# [GIVEN PROBLEM]
Reproduce the listing below exactly, minus its pictures.

# [PROVIDED DATA]
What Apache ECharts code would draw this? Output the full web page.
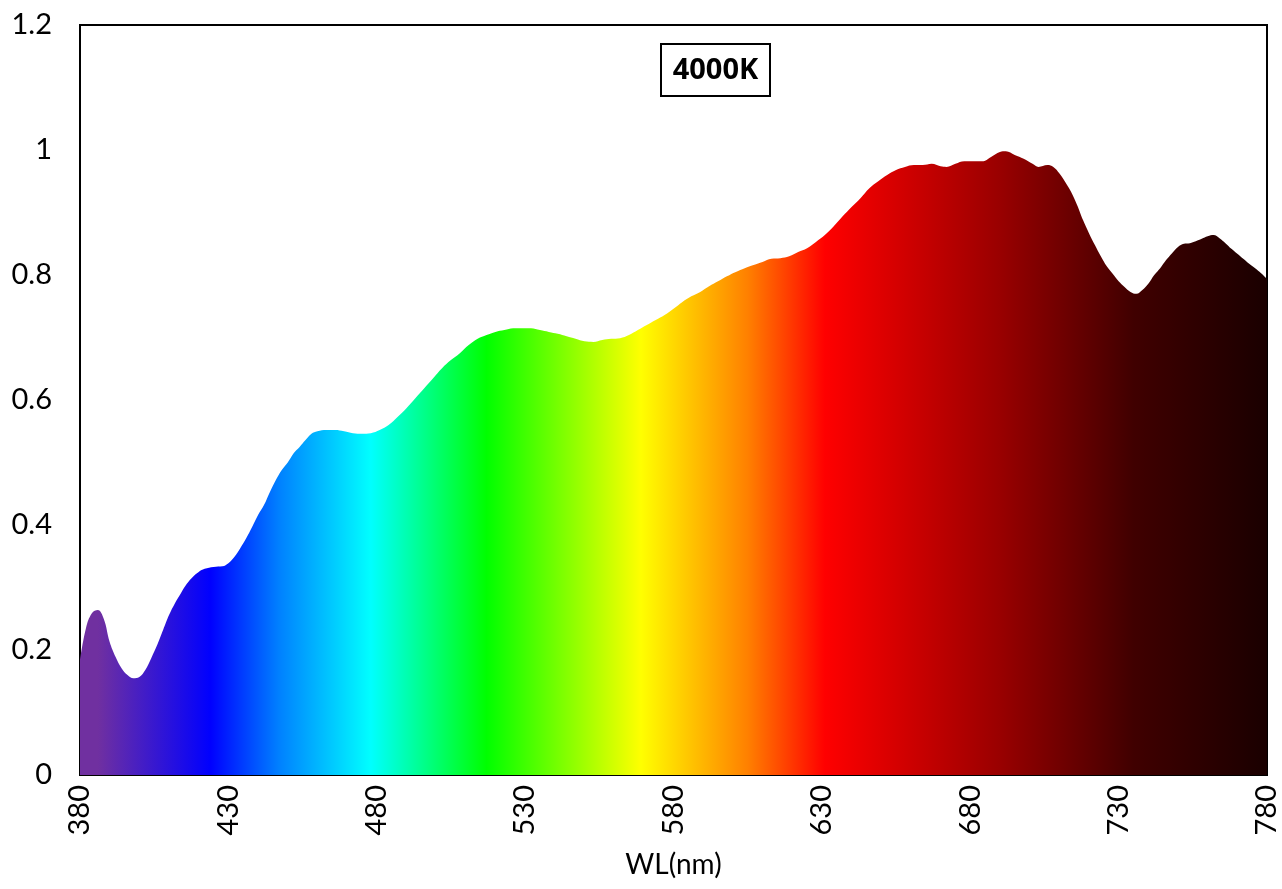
<!DOCTYPE html>
<html>
<head>
<meta charset="utf-8">
<script src="https://cdn.jsdelivr.net/npm/echarts@6/dist/echarts.min.js"></script>
<style>html,body{margin:0;padding:0;background:#fff}#c{width:1282px;height:889px}</style>
</head>
<body>
<div id="c"></div>
<script>
const wavelengths = [380,382,384,386,388,390,392,394,396,398,400,402,404,406,408,410,412,414,416,418,420,422,425,428,430,432,434,436,438,440,442,444,446,448,450,452,454,456,458,460,463,466,469,472,475,478,481,484,487,490,493,496,499,502,505,508,511,514,517,520,523,526,529,532,535,538,541,544,547,550,553,556,559,562,565,568,571,574,577,580,583,586,589,592,595,598,601,604,607,610,613,616,619,622,625,628,631,634,637,640,643,646,649,652,655,658,661,664,667,670,672,675,678,681,684,687,690,692,695,698,701,703,706,708,710,712,714,716,718,720,722,724,726,728,730,732,734,736,738,740,742,744,746,748,750,752,754,756,758,760,762,764,766,768,770,772,774,776,778,780];
const intensity = [0.184,0.235,0.259,0.264,0.250,0.213,0.189,0.171,0.160,0.155,0.157,0.168,0.187,0.208,0.232,0.256,0.275,0.291,0.306,0.317,0.325,0.330,0.333,0.334,0.339,0.349,0.363,0.379,0.397,0.416,0.432,0.453,0.472,0.488,0.500,0.515,0.525,0.536,0.546,0.550,0.552,0.552,0.550,0.547,0.546,0.547,0.552,0.560,0.573,0.587,0.603,0.619,0.635,0.651,0.664,0.675,0.688,0.698,0.704,0.709,0.712,0.715,0.715,0.715,0.712,0.709,0.706,0.702,0.698,0.694,0.693,0.696,0.698,0.699,0.704,0.712,0.720,0.728,0.736,0.746,0.757,0.766,0.773,0.782,0.790,0.798,0.805,0.811,0.816,0.821,0.826,0.827,0.830,0.837,0.843,0.853,0.864,0.878,0.894,0.909,0.923,0.939,0.950,0.960,0.968,0.973,0.976,0.976,0.978,0.974,0.973,0.978,0.982,0.982,0.982,0.989,0.997,0.998,0.992,0.986,0.978,0.973,0.976,0.973,0.963,0.949,0.933,0.912,0.888,0.867,0.848,0.830,0.814,0.802,0.790,0.781,0.773,0.770,0.776,0.786,0.800,0.811,0.824,0.835,0.845,0.850,0.851,0.854,0.858,0.862,0.864,0.859,0.851,0.842,0.834,0.826,0.818,0.811,0.803,0.794];
const yTicks = [0, 0.2, 0.4, 0.6, 0.8, 1, 1.2];
const xTicks = [380, 430, 480, 530, 580, 630, 680, 730, 780];
const chartLabel = '4000K';
const xAxisName = 'WL(nm)';

const chart = echarts.init(document.getElementById('c'), null, {renderer: 'canvas'});
const data = wavelengths.map((w, i) => [w, intensity[i]]);
const FONT = 'Lato';
const stops = [
  [0.000, '#7030A0'], [0.015, '#7030A0'], [0.110, '#0000FF'], [0.1675, '#0080FF'],
  [0.245, '#00FFFF'], [0.3425, '#00FF00'], [0.4725, '#FFFF00'], [0.5625, '#FF8000'],
  [0.6275, '#FF0000'], [0.775, '#990000'], [0.8875, '#400000'], [1.000, '#1A0000']
].map(s => ({offset: s[0], color: s[1]}));

chart.setOption({
  animation: false,
  backgroundColor: '#fff',
  grid: {left: 80, right: 15, top: 25, bottom: 114, show: true, borderColor: '#000', borderWidth: 2, backgroundColor: 'transparent'},
  graphic: [{
    type: 'group', left: 660, top: 43,
    children: [
      {type: 'rect', shape: {x: 0, y: 0, width: 109, height: 52}, style: {fill: '#fff', stroke: '#000', lineWidth: 2}},
      {type: 'text', x: 54.5, y: 27, style: {text: chartLabel, fill: '#000', font: 'bold 29px "Open Sans"', textAlign: 'center', textVerticalAlign: 'middle'}}
    ]
  }],
  xAxis: {
    type: 'value', min: xTicks[0], max: xTicks[xTicks.length - 1], interval: 50,
    name: xAxisName, nameLocation: 'middle', nameGap: 76,
    nameTextStyle: {fontFamily: FONT, fontSize: 28, color: '#000'},
    axisLine: {show: true, lineStyle: {color: '#000', width: 2}},
    axisTick: {show: false},
    splitLine: {show: false},
    axisLabel: {rotate: 90, color: '#000', fontFamily: FONT, fontSize: 29, margin: 10,
      formatter: v => xTicks.includes(v) ? String(v) : ''}
  },
  yAxis: {
    type: 'value', min: 0, max: yTicks[yTicks.length - 1], interval: 0.2,
    axisLine: {show: true, lineStyle: {color: '#000', width: 2}},
    axisTick: {show: false},
    splitLine: {show: false},
    axisLabel: {color: '#000', fontFamily: FONT, fontSize: 29, margin: 28,
      formatter: v => String(Math.round(v * 10) / 10)}
  },
  series: [{
    type: 'line', data: data, smooth: 0.4, showSymbol: false, symbol: 'none',
    lineStyle: {width: 0},
    areaStyle: {opacity: 1, color: new echarts.graphic.LinearGradient(0, 0, 1, 0, stops)},
    z: 1
  }]
});
</script>
</body>
</html>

# [RESULT FOR THIS TASK]
What Apache ECharts code would draw this? Output the full web page.
<!DOCTYPE html>
<html>
<head>
<meta charset="utf-8">
<script src="https://cdn.jsdelivr.net/npm/echarts@6/dist/echarts.min.js"></script>
<style>html,body{margin:0;padding:0;background:#fff}#c{width:1282px;height:889px}</style>
</head>
<body>
<div id="c"></div>
<script>
const wavelengths = [380,382,384,386,388,390,392,394,396,398,400,402,404,406,408,410,412,414,416,418,420,422,425,428,430,432,434,436,438,440,442,444,446,448,450,452,454,456,458,460,463,466,469,472,475,478,481,484,487,490,493,496,499,502,505,508,511,514,517,520,523,526,529,532,535,538,541,544,547,550,553,556,559,562,565,568,571,574,577,580,583,586,589,592,595,598,601,604,607,610,613,616,619,622,625,628,631,634,637,640,643,646,649,652,655,658,661,664,667,670,672,675,678,681,684,687,690,692,695,698,701,703,706,708,710,712,714,716,718,720,722,724,726,728,730,732,734,736,738,740,742,744,746,748,750,752,754,756,758,760,762,764,766,768,770,772,774,776,778,780];
const intensity = [0.184,0.235,0.259,0.264,0.250,0.213,0.189,0.171,0.160,0.155,0.157,0.168,0.187,0.208,0.232,0.256,0.275,0.291,0.306,0.317,0.325,0.330,0.333,0.334,0.339,0.349,0.363,0.379,0.397,0.416,0.432,0.453,0.472,0.488,0.500,0.515,0.525,0.536,0.546,0.550,0.552,0.552,0.550,0.547,0.546,0.547,0.552,0.560,0.573,0.587,0.603,0.619,0.635,0.651,0.664,0.675,0.688,0.698,0.704,0.709,0.712,0.715,0.715,0.715,0.712,0.709,0.706,0.702,0.698,0.694,0.693,0.696,0.698,0.699,0.704,0.712,0.720,0.728,0.736,0.746,0.757,0.766,0.773,0.782,0.790,0.798,0.805,0.811,0.816,0.821,0.826,0.827,0.830,0.837,0.843,0.853,0.864,0.878,0.894,0.909,0.923,0.939,0.950,0.960,0.968,0.973,0.976,0.976,0.978,0.974,0.973,0.978,0.982,0.982,0.982,0.989,0.997,0.998,0.992,0.986,0.978,0.973,0.976,0.973,0.963,0.949,0.933,0.912,0.888,0.867,0.848,0.830,0.814,0.802,0.790,0.781,0.773,0.770,0.776,0.786,0.800,0.811,0.824,0.835,0.845,0.850,0.851,0.854,0.858,0.862,0.864,0.859,0.851,0.842,0.834,0.826,0.818,0.811,0.803,0.794];
const yTicks = [0, 0.2, 0.4, 0.6, 0.8, 1, 1.2];
const xTicks = [380, 430, 480, 530, 580, 630, 680, 730, 780];
const chartLabel = '4000K';
const xAxisName = 'WL(nm)';

const chart = echarts.init(document.getElementById('c'), null, {renderer: 'canvas'});
const data = wavelengths.map((w, i) => [w, intensity[i]]);
const FONT = 'Lato';
const stops = [
  [0.000, '#7030A0'], [0.015, '#7030A0'], [0.110, '#0000FF'], [0.1675, '#0080FF'],
  [0.245, '#00FFFF'], [0.3425, '#00FF00'], [0.4725, '#FFFF00'], [0.5625, '#FF8000'],
  [0.6275, '#FF0000'], [0.775, '#990000'], [0.8875, '#400000'], [1.000, '#1A0000']
].map(s => ({offset: s[0], color: s[1]}));

chart.setOption({
  animation: false,
  backgroundColor: '#fff',
  grid: {left: 80, right: 15, top: 25, bottom: 114, show: true, borderColor: '#000', borderWidth: 2, backgroundColor: 'transparent'},
  graphic: [{
    type: 'group', left: 660, top: 43,
    children: [
      {type: 'rect', shape: {x: 0, y: 0, width: 109, height: 52}, style: {fill: '#fff', stroke: '#000', lineWidth: 2}},
      {type: 'text', x: 54.5, y: 27, style: {text: chartLabel, fill: '#000', font: 'bold 29px "Open Sans"', textAlign: 'center', textVerticalAlign: 'middle'}}
    ]
  }],
  xAxis: {
    type: 'value', min: xTicks[0], max: xTicks[xTicks.length - 1], interval: 50,
    name: xAxisName, nameLocation: 'middle', nameGap: 76,
    nameTextStyle: {fontFamily: FONT, fontSize: 28, color: '#000'},
    axisLine: {show: true, lineStyle: {color: '#000', width: 2}},
    axisTick: {show: false},
    splitLine: {show: false},
    axisLabel: {rotate: 90, color: '#000', fontFamily: FONT, fontSize: 29, margin: 10,
      formatter: v => xTicks.includes(v) ? String(v) : ''}
  },
  yAxis: {
    type: 'value', min: 0, max: yTicks[yTicks.length - 1], interval: 0.2,
    axisLine: {show: true, lineStyle: {color: '#000', width: 2}},
    axisTick: {show: false},
    splitLine: {show: false},
    axisLabel: {color: '#000', fontFamily: FONT, fontSize: 29, margin: 28,
      formatter: v => String(Math.round(v * 10) / 10)}
  },
  series: [{
    type: 'line', data: data, smooth: 0.4, showSymbol: false, symbol: 'none',
    lineStyle: {width: 0},
    areaStyle: {opacity: 1, color: new echarts.graphic.LinearGradient(0, 0, 1, 0, stops)},
    z: 1
  }]
});
</script>
</body>
</html>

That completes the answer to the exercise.